## Task prompt
Once the pictures are set aside, transcribe the remaining data exactly.
----- Dataset extract
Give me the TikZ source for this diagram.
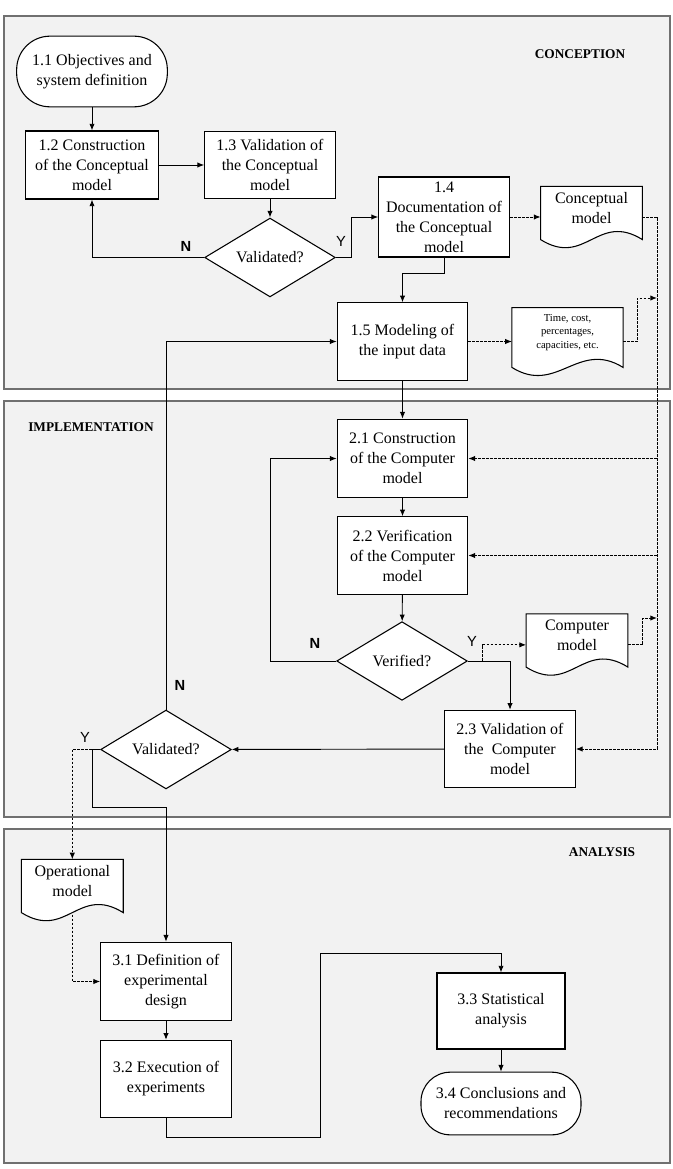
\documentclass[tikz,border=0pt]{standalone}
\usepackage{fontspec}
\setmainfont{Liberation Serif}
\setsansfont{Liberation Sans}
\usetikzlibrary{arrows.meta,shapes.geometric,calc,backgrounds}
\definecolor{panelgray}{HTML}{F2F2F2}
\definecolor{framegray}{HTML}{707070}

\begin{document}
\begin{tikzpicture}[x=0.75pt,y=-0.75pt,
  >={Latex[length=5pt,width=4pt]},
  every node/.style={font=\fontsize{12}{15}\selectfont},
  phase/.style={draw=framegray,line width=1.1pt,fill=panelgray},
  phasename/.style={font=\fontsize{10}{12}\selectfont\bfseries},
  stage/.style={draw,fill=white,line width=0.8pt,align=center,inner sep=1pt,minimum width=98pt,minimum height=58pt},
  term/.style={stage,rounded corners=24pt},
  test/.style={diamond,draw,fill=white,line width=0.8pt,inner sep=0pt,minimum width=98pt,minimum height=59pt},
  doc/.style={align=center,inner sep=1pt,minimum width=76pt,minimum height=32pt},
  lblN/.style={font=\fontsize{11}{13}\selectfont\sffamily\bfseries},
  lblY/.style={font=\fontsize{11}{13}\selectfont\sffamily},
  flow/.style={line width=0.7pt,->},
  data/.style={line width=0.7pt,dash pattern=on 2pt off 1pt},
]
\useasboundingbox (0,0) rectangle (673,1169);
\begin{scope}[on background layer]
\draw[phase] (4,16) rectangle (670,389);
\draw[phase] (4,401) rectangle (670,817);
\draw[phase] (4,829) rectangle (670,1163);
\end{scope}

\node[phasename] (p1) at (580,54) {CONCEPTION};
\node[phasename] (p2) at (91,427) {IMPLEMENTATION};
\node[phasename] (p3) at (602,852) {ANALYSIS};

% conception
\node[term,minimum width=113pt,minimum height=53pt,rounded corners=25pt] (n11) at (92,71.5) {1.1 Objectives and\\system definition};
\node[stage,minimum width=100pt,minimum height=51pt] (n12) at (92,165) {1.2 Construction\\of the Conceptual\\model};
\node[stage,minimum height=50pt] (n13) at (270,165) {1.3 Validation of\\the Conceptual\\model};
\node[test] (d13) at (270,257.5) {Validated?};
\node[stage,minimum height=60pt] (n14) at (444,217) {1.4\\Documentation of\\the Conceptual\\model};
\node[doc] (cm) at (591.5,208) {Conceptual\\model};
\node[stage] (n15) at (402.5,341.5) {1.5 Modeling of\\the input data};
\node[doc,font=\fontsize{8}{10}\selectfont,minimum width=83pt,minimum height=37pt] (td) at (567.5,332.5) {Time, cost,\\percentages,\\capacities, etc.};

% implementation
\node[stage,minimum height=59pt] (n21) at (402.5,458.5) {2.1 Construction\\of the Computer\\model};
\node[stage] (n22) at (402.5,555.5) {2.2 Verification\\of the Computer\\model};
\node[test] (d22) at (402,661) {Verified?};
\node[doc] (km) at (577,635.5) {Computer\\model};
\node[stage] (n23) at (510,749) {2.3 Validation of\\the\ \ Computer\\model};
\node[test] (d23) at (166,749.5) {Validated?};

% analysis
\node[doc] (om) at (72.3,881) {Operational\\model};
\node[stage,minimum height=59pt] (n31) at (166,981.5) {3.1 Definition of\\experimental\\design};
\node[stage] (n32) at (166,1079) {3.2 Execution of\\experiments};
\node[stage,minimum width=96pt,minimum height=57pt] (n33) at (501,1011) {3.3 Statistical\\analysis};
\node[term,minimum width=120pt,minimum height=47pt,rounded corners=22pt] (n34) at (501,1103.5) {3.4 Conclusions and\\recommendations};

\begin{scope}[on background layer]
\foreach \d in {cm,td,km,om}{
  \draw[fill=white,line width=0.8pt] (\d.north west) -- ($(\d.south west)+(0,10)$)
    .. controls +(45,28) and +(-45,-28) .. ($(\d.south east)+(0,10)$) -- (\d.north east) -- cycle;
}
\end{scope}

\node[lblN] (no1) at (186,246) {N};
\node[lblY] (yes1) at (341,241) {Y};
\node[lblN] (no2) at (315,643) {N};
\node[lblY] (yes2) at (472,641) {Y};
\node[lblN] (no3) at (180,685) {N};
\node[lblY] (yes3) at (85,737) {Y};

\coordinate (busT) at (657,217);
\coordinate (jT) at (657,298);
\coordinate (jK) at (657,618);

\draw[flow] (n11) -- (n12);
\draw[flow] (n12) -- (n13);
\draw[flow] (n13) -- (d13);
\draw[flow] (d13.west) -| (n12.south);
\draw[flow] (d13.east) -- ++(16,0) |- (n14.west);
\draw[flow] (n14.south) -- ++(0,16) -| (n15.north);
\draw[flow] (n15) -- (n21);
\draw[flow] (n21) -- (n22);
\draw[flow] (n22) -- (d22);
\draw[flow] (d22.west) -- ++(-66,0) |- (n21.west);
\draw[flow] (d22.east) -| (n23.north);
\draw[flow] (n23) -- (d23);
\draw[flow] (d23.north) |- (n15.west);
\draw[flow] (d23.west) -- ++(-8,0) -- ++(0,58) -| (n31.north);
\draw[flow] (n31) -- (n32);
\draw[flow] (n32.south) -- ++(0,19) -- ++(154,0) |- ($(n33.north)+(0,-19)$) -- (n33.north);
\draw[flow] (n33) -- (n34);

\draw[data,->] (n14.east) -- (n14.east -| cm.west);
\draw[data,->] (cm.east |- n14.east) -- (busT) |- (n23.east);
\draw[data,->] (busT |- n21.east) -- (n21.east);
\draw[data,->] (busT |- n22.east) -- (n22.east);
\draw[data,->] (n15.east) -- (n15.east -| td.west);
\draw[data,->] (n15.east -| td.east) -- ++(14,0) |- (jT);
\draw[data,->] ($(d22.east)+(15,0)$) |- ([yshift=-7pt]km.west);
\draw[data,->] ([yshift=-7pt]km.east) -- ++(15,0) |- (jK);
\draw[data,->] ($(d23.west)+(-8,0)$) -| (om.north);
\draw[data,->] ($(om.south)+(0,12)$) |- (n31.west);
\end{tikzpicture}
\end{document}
----------
## Output
Give me the TikZ source for this diagram.
\documentclass[tikz,border=0pt]{standalone}
\usepackage{fontspec}
\setmainfont{Liberation Serif}
\setsansfont{Liberation Sans}
\usetikzlibrary{arrows.meta,shapes.geometric,calc,backgrounds}
\definecolor{panelgray}{HTML}{F2F2F2}
\definecolor{framegray}{HTML}{707070}

\begin{document}
\begin{tikzpicture}[x=0.75pt,y=-0.75pt,
  >={Latex[length=5pt,width=4pt]},
  every node/.style={font=\fontsize{12}{15}\selectfont},
  phase/.style={draw=framegray,line width=1.1pt,fill=panelgray},
  phasename/.style={font=\fontsize{10}{12}\selectfont\bfseries},
  stage/.style={draw,fill=white,line width=0.8pt,align=center,inner sep=1pt,minimum width=98pt,minimum height=58pt},
  term/.style={stage,rounded corners=24pt},
  test/.style={diamond,draw,fill=white,line width=0.8pt,inner sep=0pt,minimum width=98pt,minimum height=59pt},
  doc/.style={align=center,inner sep=1pt,minimum width=76pt,minimum height=32pt},
  lblN/.style={font=\fontsize{11}{13}\selectfont\sffamily\bfseries},
  lblY/.style={font=\fontsize{11}{13}\selectfont\sffamily},
  flow/.style={line width=0.7pt,->},
  data/.style={line width=0.7pt,dash pattern=on 2pt off 1pt},
]
\useasboundingbox (0,0) rectangle (673,1169);
\begin{scope}[on background layer]
\draw[phase] (4,16) rectangle (670,389);
\draw[phase] (4,401) rectangle (670,817);
\draw[phase] (4,829) rectangle (670,1163);
\end{scope}

\node[phasename] (p1) at (580,54) {CONCEPTION};
\node[phasename] (p2) at (91,427) {IMPLEMENTATION};
\node[phasename] (p3) at (602,852) {ANALYSIS};

% conception
\node[term,minimum width=113pt,minimum height=53pt,rounded corners=25pt] (n11) at (92,71.5) {1.1 Objectives and\\system definition};
\node[stage,minimum width=100pt,minimum height=51pt] (n12) at (92,165) {1.2 Construction\\of the Conceptual\\model};
\node[stage,minimum height=50pt] (n13) at (270,165) {1.3 Validation of\\the Conceptual\\model};
\node[test] (d13) at (270,257.5) {Validated?};
\node[stage,minimum height=60pt] (n14) at (444,217) {1.4\\Documentation of\\the Conceptual\\model};
\node[doc] (cm) at (591.5,208) {Conceptual\\model};
\node[stage] (n15) at (402.5,341.5) {1.5 Modeling of\\the input data};
\node[doc,font=\fontsize{8}{10}\selectfont,minimum width=83pt,minimum height=37pt] (td) at (567.5,332.5) {Time, cost,\\percentages,\\capacities, etc.};

% implementation
\node[stage,minimum height=59pt] (n21) at (402.5,458.5) {2.1 Construction\\of the Computer\\model};
\node[stage] (n22) at (402.5,555.5) {2.2 Verification\\of the Computer\\model};
\node[test] (d22) at (402,661) {Verified?};
\node[doc] (km) at (577,635.5) {Computer\\model};
\node[stage] (n23) at (510,749) {2.3 Validation of\\the\ \ Computer\\model};
\node[test] (d23) at (166,749.5) {Validated?};

% analysis
\node[doc] (om) at (72.3,881) {Operational\\model};
\node[stage,minimum height=59pt] (n31) at (166,981.5) {3.1 Definition of\\experimental\\design};
\node[stage] (n32) at (166,1079) {3.2 Execution of\\experiments};
\node[stage,minimum width=96pt,minimum height=57pt] (n33) at (501,1011) {3.3 Statistical\\analysis};
\node[term,minimum width=120pt,minimum height=47pt,rounded corners=22pt] (n34) at (501,1103.5) {3.4 Conclusions and\\recommendations};

\begin{scope}[on background layer]
\foreach \d in {cm,td,km,om}{
  \draw[fill=white,line width=0.8pt] (\d.north west) -- ($(\d.south west)+(0,10)$)
    .. controls +(45,28) and +(-45,-28) .. ($(\d.south east)+(0,10)$) -- (\d.north east) -- cycle;
}
\end{scope}

\node[lblN] (no1) at (186,246) {N};
\node[lblY] (yes1) at (341,241) {Y};
\node[lblN] (no2) at (315,643) {N};
\node[lblY] (yes2) at (472,641) {Y};
\node[lblN] (no3) at (180,685) {N};
\node[lblY] (yes3) at (85,737) {Y};

\coordinate (busT) at (657,217);
\coordinate (jT) at (657,298);
\coordinate (jK) at (657,618);

\draw[flow] (n11) -- (n12);
\draw[flow] (n12) -- (n13);
\draw[flow] (n13) -- (d13);
\draw[flow] (d13.west) -| (n12.south);
\draw[flow] (d13.east) -- ++(16,0) |- (n14.west);
\draw[flow] (n14.south) -- ++(0,16) -| (n15.north);
\draw[flow] (n15) -- (n21);
\draw[flow] (n21) -- (n22);
\draw[flow] (n22) -- (d22);
\draw[flow] (d22.west) -- ++(-66,0) |- (n21.west);
\draw[flow] (d22.east) -| (n23.north);
\draw[flow] (n23) -- (d23);
\draw[flow] (d23.north) |- (n15.west);
\draw[flow] (d23.west) -- ++(-8,0) -- ++(0,58) -| (n31.north);
\draw[flow] (n31) -- (n32);
\draw[flow] (n32.south) -- ++(0,19) -- ++(154,0) |- ($(n33.north)+(0,-19)$) -- (n33.north);
\draw[flow] (n33) -- (n34);

\draw[data,->] (n14.east) -- (n14.east -| cm.west);
\draw[data,->] (cm.east |- n14.east) -- (busT) |- (n23.east);
\draw[data,->] (busT |- n21.east) -- (n21.east);
\draw[data,->] (busT |- n22.east) -- (n22.east);
\draw[data,->] (n15.east) -- (n15.east -| td.west);
\draw[data,->] (n15.east -| td.east) -- ++(14,0) |- (jT);
\draw[data,->] ($(d22.east)+(15,0)$) |- ([yshift=-7pt]km.west);
\draw[data,->] ([yshift=-7pt]km.east) -- ++(15,0) |- (jK);
\draw[data,->] ($(d23.west)+(-8,0)$) -| (om.north);
\draw[data,->] ($(om.south)+(0,12)$) |- (n31.west);
\end{tikzpicture}
\end{document}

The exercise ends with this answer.